2015 Was Hottest Year in Recorded History, NASA and NOAA Say

The New York Times
January 20, 2016

By JUSTIN GILLIS

Scientists reported Wednesday that 2015 was the hottest year in recorded history by far, breaking a record set only the year before — a burst of heat that has continued into the new year and is roiling weather patterns all over the world.

In the continental United States, the year was the second-warmest on record, punctuated by a December that was both the hottest and the wettest since record-keeping began. One result has been a wave of unusual winter floods coursing down the Mississippi River watershed.

Scientists started predicting a global temperature record months ago, in part because an El Niño weather pattern, one of the largest in a century, is dumping an immense amount of heat from the Pacific Ocean into the atmosphere. But the bulk of the record-setting heat, they say, is a consequence of the long-term planetary warming caused by human emissions of greenhouse gases.

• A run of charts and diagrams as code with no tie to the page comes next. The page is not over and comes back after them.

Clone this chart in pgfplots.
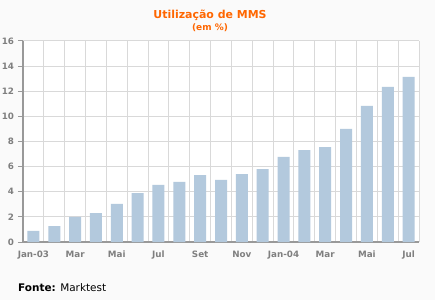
\documentclass[border=0pt]{standalone}
\usepackage{pgfplots}
\pgfplotsset{compat=1.18}
\usepackage{fontspec}
\setmainfont{DejaVu Sans}
\definecolor{bg}{HTML}{FAFAFA}
\definecolor{bar}{HTML}{B3C9DD}
\definecolor{gridc}{HTML}{D9D9D9}
\definecolor{axisc}{HTML}{999999}
\definecolor{tickc}{HTML}{7F7F7F}
\definecolor{titlec}{HTML}{FF6600}
\begin{document}
\begin{tikzpicture}[x=1bp,y=1bp]
\fill[bg] (0,0) rectangle (435,300);
\useasboundingbox (0,0) rectangle (435,300);
\fill[white] (23,58) rectangle (419,259);
\begin{axis}[
  at={(23bp,58bp)}, anchor=south west,
  scale only axis, width=396bp, height=201bp,
  xmin=-0.5, xmax=18.5, ymin=0, ymax=16,
  axis x line*=bottom, axis y line*=left,
  axis line style={axisc, line width=1.3bp, -},
  xtick={0,2,...,18},
  xticklabels={Jan-03,Mar,Mai,Jul,Set,Nov,Jan-04,Mar,Mai,Jul},
  minor xtick={-0.5,0.5,...,18.5},
  ytick={0,2,...,16},
  xmajorgrids=false, xminorgrids=true, ymajorgrids=true,
  grid style={gridc, line width=1bp},
  minor grid style={gridc, line width=1bp},
  tick align=outside,
  major tick length=5bp, minor tick length=4bp,
  xtick style={draw=none},
  ytick style={axisc, line width=1bp},
  minor x tick style={axisc, line width=1bp},
  ticklabel style={font=\fontsize{8.8}{10}\selectfont\bfseries, text=tickc},
  /pgf/number format/assume math mode=true,
  xticklabel style={yshift=-0.5bp},
  yticklabel style={xshift=-0.5bp},
  ybar, bar width=12bp, bar shift=0pt,
]
\addplot[fill=bar, draw=none] coordinates {
(0,0.88) (1,1.27) (2,2.0) (3,2.3) (4,3.03) (5,3.9) (6,4.54) (7,4.78) (8,5.33)
(9,4.94) (10,5.41) (11,5.81) (12,6.77) (13,7.32) (14,7.56) (15,9.0) (16,10.83)
(17,12.34) (18,13.14)};
\end{axis}
\node[text=titlec, font=\fontsize{11}{13}\selectfont\bfseries] at (210,285) {Utilização de MMS};
\node[text=titlec, font=\fontsize{9}{11}\selectfont\bfseries] at (210,272) {(em \%)};
\node[anchor=base west, font=\fontsize{10.5}{12}\selectfont, inner sep=0pt] at (18,8.5) {\textbf{Fonte:} Marktest};
\end{tikzpicture}
\end{document}
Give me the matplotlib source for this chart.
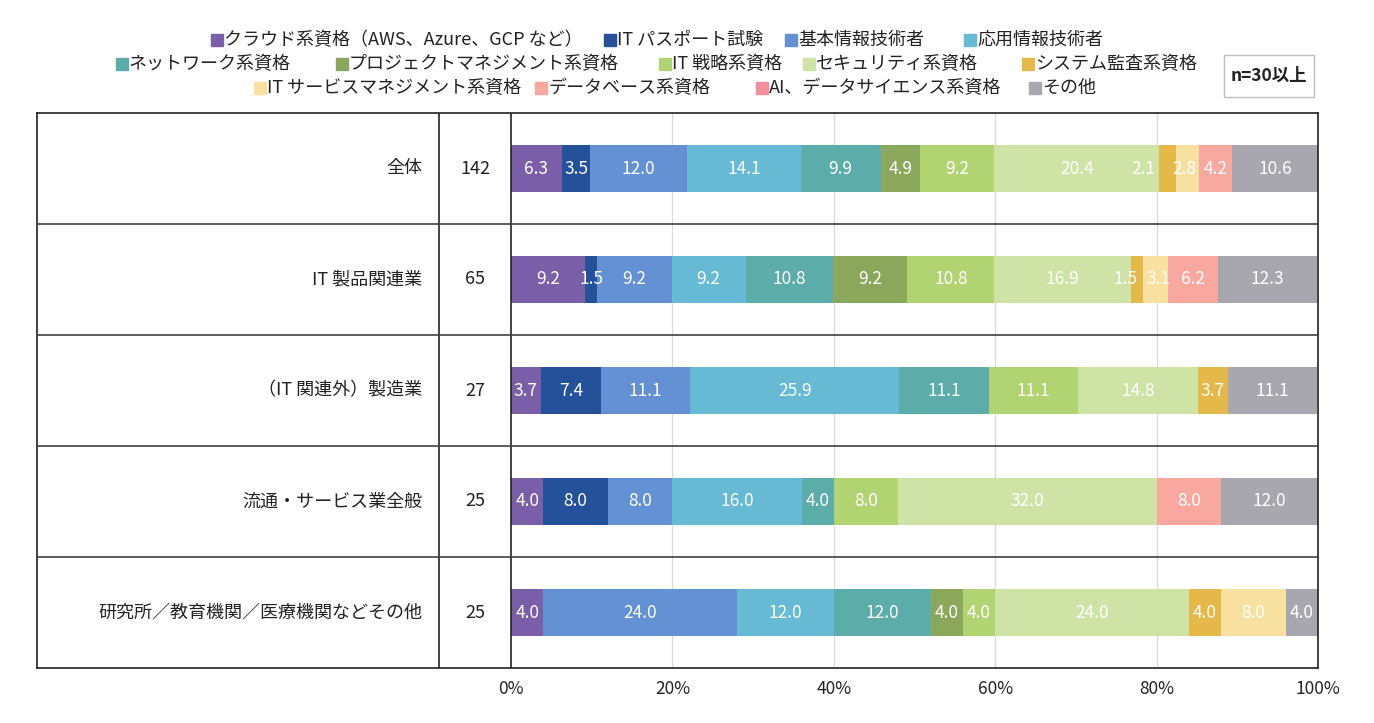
import numpy as np
import matplotlib
matplotlib.use("Agg")
import matplotlib.pyplot as plt
from matplotlib.patches import Rectangle

plt.rcParams['font.family'] = ['Noto Sans CJK JP', 'DejaVu Sans']

# ---- データ ----
categories = ['全体', 'IT 製品関連業', '（IT 関連外）製造業', '流通・サービス業全般',
              '研究所／教育機関／医療機関などその他']
n_values = [142, 65, 27, 25, 25]

series_names = ['クラウド系資格（AWS、Azure、GCP など）', 'IT パスポート試験', '基本情報技術者',
                '応用情報技術者', 'ネットワーク系資格', 'プロジェクトマネジメント系資格',
                'IT 戦略系資格', 'セキュリティ系資格', 'システム監査系資格',
                'IT サービスマネジメント系資格', 'データベース系資格',
                'AI、データサイエンス系資格', 'その他']
series_colors = ['#7A5FA8', '#24519A', '#6490D4', '#67BAD3', '#5CACAA', '#8BA75C',
                 '#B2D371', '#D0E3A7', '#E5B84A', '#F8E1A0', '#F8A89F', '#F0909A', '#A8A7AF']

# 行ごとの値（%）: 系列順
cloud      = [6.3, 9.2, 3.7, 4.0, 4.0]
itpass     = [3.5, 1.5, 7.4, 8.0, 0.0]
kihon      = [12.0, 9.2, 11.1, 8.0, 24.0]
ouyou      = [14.1, 9.2, 25.9, 16.0, 12.0]
network    = [9.9, 10.8, 11.1, 4.0, 12.0]
pm         = [4.9, 9.2, 0.0, 0.0, 4.0]
senryaku   = [9.2, 10.8, 11.1, 8.0, 4.0]
security   = [20.4, 16.9, 14.8, 32.0, 24.0]
kansa      = [2.1, 1.5, 3.7, 0.0, 4.0]
service    = [2.8, 3.1, 0.0, 0.0, 8.0]
database   = [4.2, 6.2, 0.0, 8.0, 0.0]
ai_ds      = [0.0, 0.0, 0.0, 0.0, 0.0]
other      = [10.6, 12.3, 11.1, 12.0, 4.0]
series_values = [cloud, itpass, kihon, ouyou, network, pm, senryaku, security,
                 kansa, service, database, ai_ds, other]

# 細い区間のラベルずらし（系列番号, 行番号）: ％単位
label_shift = {(8, 0): -3.0, (8, 1): -1.4, (9, 1): 0.4, (9, 0): -0.4}

# ---- レイアウト（ピクセル） ----
W, H = 1374, 723
box_l, box_r, box_t, box_b = 37, 1318, 113, 668
bar_l, sep_x = 511, 439
unit = (box_r - bar_l) / 100.0
x_left = (box_l - bar_l) / unit

fig = plt.figure(figsize=(W / 100, H / 100), dpi=100)
ax = fig.add_axes([box_l / W, (H - box_b) / H, (box_r - box_l) / W, (box_b - box_t) / H])
ax.set_xlim(x_left, 100)
ax.set_ylim(len(categories), 0)

# グリッド線
ax.vlines([20, 40, 60, 80], 0, len(categories), color='#D9D9D9', lw=0.9, zorder=0)

# 積み上げ棒
y = np.arange(len(categories)) + 0.5
left = np.zeros(len(categories))
for s_idx, (vals, col) in enumerate(zip(series_values, series_colors)):
    vals = np.array(vals)
    ax.barh(y, vals, left=left, height=0.43, color=col, edgecolor='none', zorder=2)
    for i, v in enumerate(vals):
        if v > 0:
            cx = left[i] + v / 2 + label_shift.get((s_idx, i), 0.0)
            ax.text(cx, y[i], f'{v:.1f}', color='white', ha='center', va='center',
                    fontsize=12.5, zorder=3)
    left += vals

# 表の罫線
ax.axvline((sep_x - bar_l) / unit, color='#222222', lw=1.2, zorder=4)
ax.axvline(0, color='#222222', lw=1.2, zorder=4)
for k in range(1, len(categories)):
    ax.axhline(k, color='#404040', lw=1.2, zorder=4)

# 区分名と n
for i, (c, n) in enumerate(zip(categories, n_values)):
    ax.text((422 - bar_l) / unit, y[i], c, ha='right', va='center', fontsize=13, color='#222222')
    ax.text((475 - bar_l) / unit, y[i], str(n), ha='center', va='center', fontsize=13, color='#222222')

for s in ax.spines.values():
    s.set_color('#222222')
    s.set_linewidth(1.2)
ax.set_xticks([0, 20, 40, 60, 80, 100])
ax.set_xticklabels([f'{t}%' for t in [0, 20, 40, 60, 80, 100]], fontsize=12.5, color='#222222')
ax.tick_params(axis='x', length=0, pad=9)
ax.set_yticks([])

# 凡例（Excel 風の配置）
legend_rows = [[0, 1, 2, 3], [4, 5, 6, 7, 8], [9, 10, 11, 12]]
legend_x = [[211, 604, 785, 964], [116, 336, 659, 803, 1022], [254, 535, 756, 1029]]
legend_y = [40, 64, 88]
for row, xs, ly in zip(legend_rows, legend_x, legend_y):
    for idx, lx in zip(row, xs):
        fig.patches.append(Rectangle((lx / W, (H - ly - 6) / H), 12 / W, 12 / H,
                                     transform=fig.transFigure, color=series_colors[idx]))
        fig.text((lx + 13) / W, (H - ly) / H, series_names[idx], ha='left', va='center',
                 fontsize=13, color='#222222')

# n=30以上 ボックス
fig.patches.append(Rectangle((1224 / W, (H - 97) / H), 90 / W, 42 / H, transform=fig.transFigure,
                             facecolor='white', edgecolor='#BFBFBF', lw=1))
fig.text(1269 / W, (H - 76) / H, 'n=30以上', ha='center', va='center', fontsize=12.5,
         fontweight='bold', color='#222222')

fig.savefig('out.png', dpi=100)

“The whole system is warming up, relentlessly,” said Gerald A. Meehl, a scientist at the National Center for Atmospheric Research in Boulder, Colo.

It will take a few more years to know for certain, but the back-to-back records of 2014 and 2015 may have put the world back onto a trajectory of rapid global warming, after period of relatively slow warming dating to the last powerful El Niño, in 1998.

Politicians attempting to claim that greenhouse gases are not a problem seized on that slow period to argue that “global warming stopped in 1998” and similar statements, with these claims reappearing recently on the Republican presidential campaign trail.

Statistical analysis suggested all along that the claims were false, and the slowdown was, at most, a minor blip in an inexorable trend, perhaps caused by a temporary increase in the absorption of heat by the Pacific Ocean.

“Is there any evidence for a pause in the long-term global warming rate?” said Gavin A. Schmidt, head of NASA’s climate-science unit, the Goddard Institute for Space Studies, in Manhattan. “The answer is no. That was true before last year, but it’s much more obvious now.”